«Детский утренник» — излюбленное кулуарное выражение, которое лучше многосложных описаний объясняет суть отчаянно неудавшегося спектакля. В случае с новой постановкой театра на Большой Дмитровке без этого выражения никак не обойтись.
Опера «Демон» по хрестоматийной поэме Лермонтова — самое знаменитое (благодаря нескольким хитовым ариозо главного героя, исполняющимся отдельно в концертах), но все равно довольно раритетное сочинение Антона Рубинштейна; Рубинштейн вошел в историю прежде всего в качестве пианиста и основателя первой русской консерватории — в Санкт-Петербурге. Постановочная жизнь у «Демона» в последнее время как-то совсем не складывается. Московскую версию Михаила Ефремова в «Новой опере», равно как и парижско-мариинскую копродукцию гораздо более именитого Льва Додина, нельзя назвать успешной. Но только что показанная работа приглашенной питерской команды из режиссера Геннадия Тростянецкого и художника Семена Пастуха просто бьет все рекорды неудач.
Это дебют драматического режиссера в опере. Из двух привычных в таких случаях вариантов поведения — завороженное остолбенение перед поющими людьми или судорожное мизансценирование каждого такта — Тростянецкий выбрал скорее второе. Никто на сцене просто так не стоит, не сидит и не лежит, все без конца суетятся. Самая неотразимая режиссерская находка — труп князя Синодала, уже изрядно измятый его безутешной невестой Тамарой, вдруг встает и неспешной походкой отправляется к заднику сцены — видимо, в рай. Рифмой к этому смелому эпизоду оказывается в финале труп Тамары в руках Демона, остервенело мотающего его из стороны в сторону. Ощущение крайней неловкости возникает даже не из-за некрофильских режиссерских затей, а из-за неаккуратной и грубой работы, которая здесь особенно бросается в глаза.
Но вообще-то весь спектакль, разворачивающийся под неопрятной громадой висящих на многочисленных веревках двух черных крыльев, можно рассматривать в качестве сборника примеров дурного вкуса и театральных шаблонов. Самые шаблонные из них — демонические взмахи какой-то темной тряпкой, которыми главный герой убеждает всех присутствующих в своей гордой необычности. Белая тряпка, которой так и эдак орудуют персонажи в белых облегающих одеждах, понятное дело, символизирует силы сопротивления.
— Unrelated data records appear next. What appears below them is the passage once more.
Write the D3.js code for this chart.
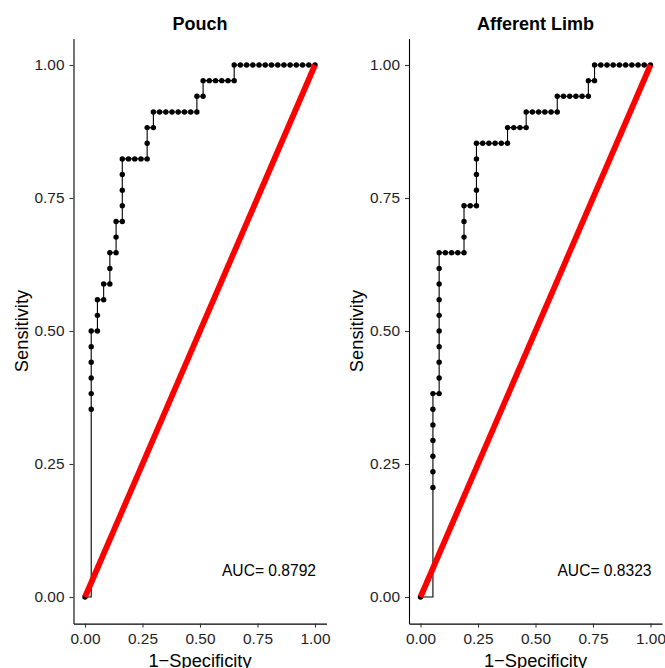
<!DOCTYPE html>
<html>
<head>
<meta charset="utf-8">
<script src="https://cdn.jsdelivr.net/npm/d3@7"></script>
<style>
  html, body { margin: 0; padding: 0; background: #fff; }
  svg { display: block; font-family: "Liberation Sans", Arial, Helvetica, sans-serif; }
</style>
</head>
<body>
<svg id="chart" width="665" height="668"></svg>
<script>
// Group sizes behind both ROC curves
const nNegative = 37;
const nPositive = 34;

const panelTitles = ["Pouch", "Afferent Limb"];

// ROC operating points as [false positives, true positives] counts
const pouchRoc = [
  [0,0],[1,12],[1,13],[1,14],[1,15],[1,16],[1,17],[2,17],[2,18],[2,19],[3,19],[3,20],
  [4,20],[4,21],[4,22],[5,22],[5,23],[5,24],[6,24],[6,25],[6,26],[6,27],[6,28],[7,28],
  [8,28],[9,28],[10,28],[10,29],[10,30],[11,30],[11,31],[12,31],[13,31],[14,31],[15,31],
  [16,31],[17,31],[18,31],[18,32],[19,32],[19,33],[20,33],[21,33],[22,33],[23,33],[24,33],
  [24,34],[25,34],[26,34],[27,34],[28,34],[29,34],[30,34],[31,34],[32,34],[33,34],[34,34],
  [35,34],[36,34],[37,34]
];

const afferentRoc = [
  [0,0],[2,7],[2,8],[2,9],[2,10],[2,11],[2,12],[2,13],[3,13],[3,14],[3,15],[3,16],[3,17],
  [3,18],[3,19],[3,20],[3,21],[3,22],[4,22],[5,22],[6,22],[7,22],[7,23],[7,24],[7,25],
  [8,25],[9,25],[9,26],[9,27],[9,28],[9,29],[10,29],[11,29],[12,29],[13,29],[14,29],
  [14,30],[15,30],[16,30],[17,30],[17,31],[18,31],[19,31],[20,31],[21,31],[22,31],[22,32],
  [23,32],[24,32],[25,32],[26,32],[27,32],[27,33],[28,33],[28,34],[29,34],[30,34],[31,34],
  [32,34],[33,34],[34,34],[35,34],[36,34],[37,34]
];

// Chance diagonal
const diagonal = [[0,0],[1,1]];

const tickValues = [0, 0.25, 0.5, 0.75, 1];
const xTitle = "1\u2212Specificity";
const yTitle = "Sensitivity";
const aucPosition = [0.8, 0.05];

const svg = d3.select("#chart");

const panels = [
  { title: panelTitles[0], roc: pouchRoc, left: 73.5 },
  { title: panelTitles[1], roc: afferentRoc, left: 409 }
];
const panelWidth = 253;
const plotTop = 38.4, plotBottom = 623.6;

function trapezoidAuc(pts) {
  let a = 0;
  for (let i = 1; i < pts.length; i++) {
    a += (pts[i].x - pts[i-1].x) * (pts[i].y + pts[i-1].y) / 2;
  }
  return a;
}

panels.forEach(p => {
  const pts = p.roc.map(([fp, tp]) => ({ x: fp / nNegative, y: tp / nPositive }));

  const x = d3.scaleLinear().domain([-0.05, 1.05]).range([p.left, p.left + panelWidth]);
  const y = d3.scaleLinear().domain([-0.05, 1.05]).range([plotBottom, plotTop]);

  const g = svg.append("g");

  // axes
  const xAxis = g.append("g")
    .attr("transform", `translate(0,${plotBottom})`)
    .call(d3.axisBottom(x).tickValues(tickValues).tickFormat(d3.format(".2f")).tickSize(4).tickPadding(5).tickSizeOuter(0));
  const yAxis = g.append("g")
    .attr("transform", `translate(${p.left},0)`)
    .call(d3.axisLeft(y).tickValues(tickValues).tickFormat(d3.format(".2f")).tickSize(4).tickPadding(5).tickSizeOuter(0));

  [xAxis, yAxis].forEach(ax => {
    ax.select(".domain").attr("stroke", "#000").attr("stroke-width", 1.1);
    ax.selectAll(".tick line").attr("stroke", "#333").attr("stroke-width", 1.1);
    ax.selectAll(".tick text").attr("fill", "#1e1e1e").style("font-size", "15.4px")
      .style("font-family", "'Liberation Sans', Arial, sans-serif");
  });

  // ROC step curve
  g.append("path")
    .datum(pts)
    .attr("fill", "none")
    .attr("stroke", "#000")
    .attr("stroke-width", 1.1)
    .attr("d", d3.line().x(d => x(d.x)).y(d => y(d.y)).curve(d3.curveStepAfter));

  g.selectAll("circle.pt")
    .data(pts)
    .join("circle")
    .attr("class", "pt")
    .attr("cx", d => x(d.x))
    .attr("cy", d => y(d.y))
    .attr("r", 2.7)
    .attr("fill", "#000");

  // reference diagonal
  g.append("path")
    .datum(diagonal)
    .attr("fill", "none")
    .attr("stroke", "#ff0000")
    .attr("stroke-width", 5.8)
    .attr("d", d3.line().x(d => x(d[0])).y(d => y(d[1])));

  // AUC annotation
  g.append("text")
    .attr("x", x(aucPosition[0]))
    .attr("y", y(aucPosition[1]))
    .attr("text-anchor", "middle")
    .attr("dominant-baseline", "central")
    .style("font-size", "15.6px")
    .attr("fill", "#000")
    .text("AUC= " + trapezoidAuc(pts).toFixed(4));

  // panel title
  g.append("text")
    .attr("x", p.left + panelWidth / 2)
    .attr("y", 30)
    .attr("text-anchor", "middle")
    .style("font-size", "18px")
    .style("font-weight", "bold")
    .attr("fill", "#000")
    .text(p.title);

  // axis titles
  g.append("text")
    .attr("x", p.left + panelWidth / 2)
    .attr("y", 666.5)
    .attr("text-anchor", "middle")
    .style("font-size", "18.3px")
    .attr("fill", "#000")
    .text(xTitle);

  g.append("text")
    .attr("transform", `translate(${p.left - 46},${(plotTop + plotBottom) / 2}) rotate(-90)`)
    .attr("text-anchor", "middle")
    .style("font-size", "18.3px")
    .attr("fill", "#000")
    .text(yTitle);
});
</script>
</body>
</html>
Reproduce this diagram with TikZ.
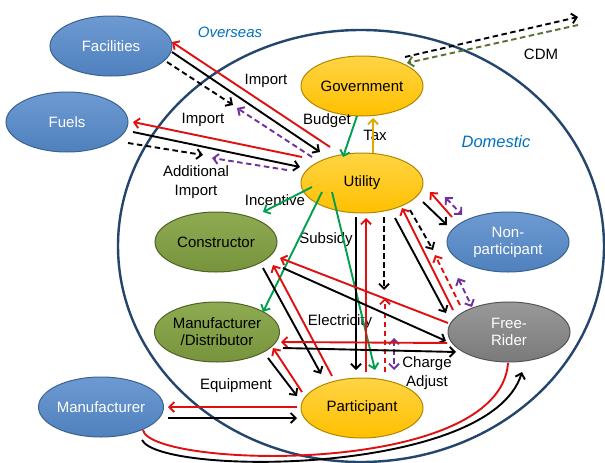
\documentclass[tikz,border=0pt]{standalone}
\usepackage{fontspec}
\setmainfont{Liberation Sans}
\usetikzlibrary{arrows.meta,shapes.geometric,calc}
\definecolor{bluebase}{HTML}{4F81BD}
\definecolor{bluelt}{HTML}{6E9AD2}
\definecolor{bluedk}{HTML}{3A6391}
\definecolor{yelbase}{HTML}{FFC000}
\definecolor{yellt}{HTML}{FFD444}
\definecolor{yeldk}{HTML}{B08800}
\definecolor{grnbase}{HTML}{77933C}
\definecolor{grnlt}{HTML}{8FAB52}
\definecolor{grndk}{HTML}{4F6228}
\definecolor{graybase}{HTML}{7A7A7A}
\definecolor{graylt}{HTML}{999999}
\definecolor{graydk}{HTML}{555555}
\definecolor{circ}{HTML}{24456C}
\definecolor{lblblue}{HTML}{0070C0}
\definecolor{ared}{HTML}{E01010}
\definecolor{agreen}{HTML}{00A050}
\definecolor{apurple}{HTML}{7030A0}
\definecolor{agold}{HTML}{E0A800}
\definecolor{aolive}{HTML}{5A7030}
\begin{document}
\begin{tikzpicture}[x=1pt,y=-1pt,
  ent/.style={ellipse, minimum width=122pt, minimum height=60pt, inner sep=0pt,
    align=center, font=\fontsize{15}{17}\selectfont, line width=1pt},
  bluenode/.style={ent, draw=bluedk, top color=bluelt, bottom color=bluebase, text=white},
  yelnode/.style={ent, draw=yeldk, top color=yellt, bottom color=yelbase, text=black},
  grnnode/.style={ent, draw=grndk, top color=grnlt, bottom color=grnbase, text=black},
  graynode/.style={ent, draw=graydk, top color=graylt, bottom color=graybase, text=white},
  conn/.style={line width=1.9pt, -{Straight Barb[length=5pt,width=10pt]}},
  dconn/.style={line width=1.9pt, {Straight Barb[length=5pt,width=10pt]}-{Straight Barb[length=5pt,width=10pt]}},
  plainline/.style={line width=1.9pt},
  dsh/.style={dash pattern=on 5.5pt off 3.5pt},
  lbl/.style={font=\fontsize{15}{19}\selectfont, align=center, inner sep=0pt},
  region/.style={font=\fontsize{15}{19}\selectfont\itshape, text=lblblue, inner sep=0pt}]
\useasboundingbox (0,0) rectangle (605,463);
\fill[white] (0,0) rectangle (605,463);
% domestic boundary
\draw[circ, line width=2.4pt] (361,246) ellipse [x radius=243, y radius=216];

% nodes
\node[bluenode] (fac) at (111,46) {Facilities};
\node[bluenode] (fuel) at (67,122) {Fuels};
\node[yelnode] (gov) at (362,86) {Government};
\node[yelnode] (util) at (362,183) {Utility};
\node[grnnode] (cons) at (216,242) {Constructor};
\node[bluenode] (nonp) at (508,242) {Non-\\participant};
\node[grnnode] (md) at (217,332) {Manufacturer\\/Distributor};
\node[graynode] (free) at (509,332) {Free-\\Rider};
\node[yelnode] (part) at (362,408) {Participant};
\node[bluenode] (manu) at (101,407) {Manufacturer};

% free ends
\coordinate (facEnd) at (233,105);
\coordinate (facBack) at (237,108);
\coordinate (fuelEnd) at (203,155);
\coordinate (fuelBack) at (212,158);
\coordinate (cdmOut) at (578,17);
\coordinate (cdmIn) at (578,25);
\coordinate (partEnd) at (384,290);
\coordinate (partBack) at (385,298);
\coordinate (chargeTop) at (394,338);
\coordinate (freeEnd) at (433,250);
\coordinate (freeBack) at (435,255);
\coordinate (freeAdj) at (458,278);

% labels
\node[region] (overseas) at (230,32) {Overseas};
\node[region, font=\fontsize{16.5}{19}\selectfont\itshape] (domestic) at (496,142) {Domestic};
\node[lbl] (cdm) at (541,54) {CDM};
\node[lbl] (imp1) at (266,81) {Import};
\node[lbl] (imp2) at (203,120) {Import};
\node[lbl] (budget) at (327,121) {Budget};
\node[lbl] (tax) at (375,135) {Tax};
\node[lbl] (addimp) at (196,182) {Additional\\Import};
\node[lbl] (incent) at (275,200) {Incentive};
\node[lbl] (subsidy) at (326,240) {Subsidy};
\node[lbl] (elec) at (340,322) {Electricity};
\node[lbl] (charge) at (427,373) {Charge\\Adjust};
\node[lbl] (equip) at (236,386) {Equipment};

% curves between Manufacturer and Free-Rider
\draw[plainline, ared] ($(manu)+(42,23)$) .. controls (150,468) and (500,478) .. ($(free)+(-1,31)$);
\draw[conn, black] ($(manu)+(41,33)$) .. controls (160,476) and (490,476) .. ($(free)+(13,40)$);

% Facilities <-> Utility
\draw[conn, ared] ($(util)+(-32,-36)$) -- ($(fac)+(61,-4)$);
\draw[conn, black] ($(fac)+(61,6)$) -- ($(util)+(-42,-31)$);
\draw[conn, black, dsh] ($(fac)+(56,16)$) -- (facEnd);
\draw[conn, apurple, dsh] ($(util)+(-50,-26)$) -- (facBack);
% Fuels <-> Utility
\draw[conn, ared] ($(util)+(-60,-26)$) -- ($(fuel)+(66,0)$);
\draw[conn, black] ($(fuel)+(66,10)$) -- ($(util)+(-62,-16)$);
\draw[conn, black, dsh] ($(fuel)+(61,21)$) -- (fuelEnd);
\draw[conn, apurple, dsh] ($(util)+(-75,-13)$) -- (fuelBack);
% Government <-> Utility
\draw[conn, agreen] ($(gov)+(-5,30)$) -- ($(util)+(-19,-26)$);
\draw[conn, agold] ($(util)+(11,-30)$) -- ($(gov)+(11,32)$);
% CDM
\draw[conn, black, dsh] ($(gov)+(43,-29)$) -- (cdmOut);
\draw[conn, aolive, dsh] (cdmIn) -- ($(gov)+(45,-23)$);
% Utility green
\draw[conn, agreen] ($(util)+(-50,4)$) -- ($(cons)+(47,-30)$);
\draw[conn, agreen] ($(util)+(-40,9)$) -- ($(md)+(46,-20)$);
\draw[conn, agreen] ($(util)+(-30,9)$) -- ($(part)+(13,-38)$);
% Utility <-> Participant
\draw[conn, black] ($(util)+(-6,34)$) -- ($(part)+(-6,-38)$);
\draw[conn, ared] ($(part)+(4,-36)$) -- ($(util)+(4,35)$);
\draw[conn, black, dsh] ($(util)+(22,34)$) -- (partEnd);
\draw[conn, ared, dsh] ($(part)+(23,-36)$) -- (partBack);
\draw[dconn, apurple, dsh] (chargeTop) -- ($(part)+(32,-38)$);
% Utility <-> Non-participant
\draw[conn, black] ($(util)+(61,19)$) -- ($(nonp)+(-61,-17)$);
\draw[conn, ared] ($(nonp)+(-56,-25)$) -- ($(util)+(68,9)$);
\draw[dconn, apurple, dsh] ($(util)+(83,14)$) -- ($(nonp)+(-46,-27)$);
% Utility <-> Free-Rider
\draw[conn, black] ($(util)+(33,35)$) -- ($(free)+(-63,-19)$);
\draw[conn, ared] ($(free)+(-56,-22)$) -- ($(util)+(40,25)$);
\draw[conn, black, dsh] ($(util)+(48,27)$) -- (freeEnd);
\draw[conn, ared, dsh] ($(free)+(-49,-27)$) -- (freeBack);
\draw[dconn, apurple, dsh] (freeAdj) -- ($(free)+(-37,-25)$);
% Constructor <-> Free-Rider / Participant
\draw[conn, ared] ($(free)+(-61,-9)$) -- ($(cons)+(64,16)$);
\draw[conn, black] ($(cons)+(67,26)$) -- ($(free)+(-63,9)$);
\draw[conn, black] ($(cons)+(47,26)$) -- ($(part)+(-41,-34)$);
\draw[conn, ared] ($(part)+(-30,-32)$) -- ($(cons)+(57,23)$);
% Manufacturer/Distributor
\draw[conn, black] ($(md)+(51,26)$) -- ($(part)+(-65,-12)$);
\draw[conn, ared] ($(part)+(-60,-16)$) -- ($(md)+(56,16)$);
\draw[conn, ared] ($(free)+(-62,11)$) -- ($(md)+(64,10)$);
\draw[conn, black] ($(md)+(66,16)$) -- ($(free)+(-53,20)$);
% Manufacturer (overseas)
\draw[conn, ared] ($(part)+(-65,-1)$) -- ($(manu)+(67,0)$);
\draw[conn, black] ($(manu)+(67,11)$) -- ($(part)+(-65,10)$);
\end{tikzpicture}
\end{document}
Если этнографические эпизоды — прежде всего готовящаяся грузинская свадьба — безусловно, воодушевляют постановщиков и своей веселой цветастостью как раз и позволяют говорить о детском утреннике, то загадочный образ Демона так остается для всех, в том числе для режиссера, полной загадкой.
Это довольно обидно, учитывая, что главным Демоном в театре назначили Дмитрия Степановича — неординарного певца, любящего поактерствовать и не боящегося выглядеть странно и непривычно. Роль не подходит ему по голосу: Рубинштейн написал ее для баритона, а Степанович — бас. Его верхние ноты порой не выдерживают никакой критики, к концу оперы голос и вовсе сипнет. Но образ певшего эту партию главного русского баса Шаляпина явно не дает певцу покоя.
С помощью режиссерских и дирижерских умений из Степановича вполне можно бы было вылепить неплохого Духа изгнанья, а не пародию на него, как это вышло на деле. Однако музыкальный руководитель постановки, патриарх театра Вольф Горелик, хорошо вел оркестр, но как-то совсем не участвовал в судьбе солистов (из них качественнее всех пел партию Синодала Алексей Долгов; Тамаре в исполнении Натальи Мурадымовой очень не хватало в голосе ангельской легкости). А режиссура окончательно зачеркнула все надежды. В общем, «Демону» в очередной раз не повезло.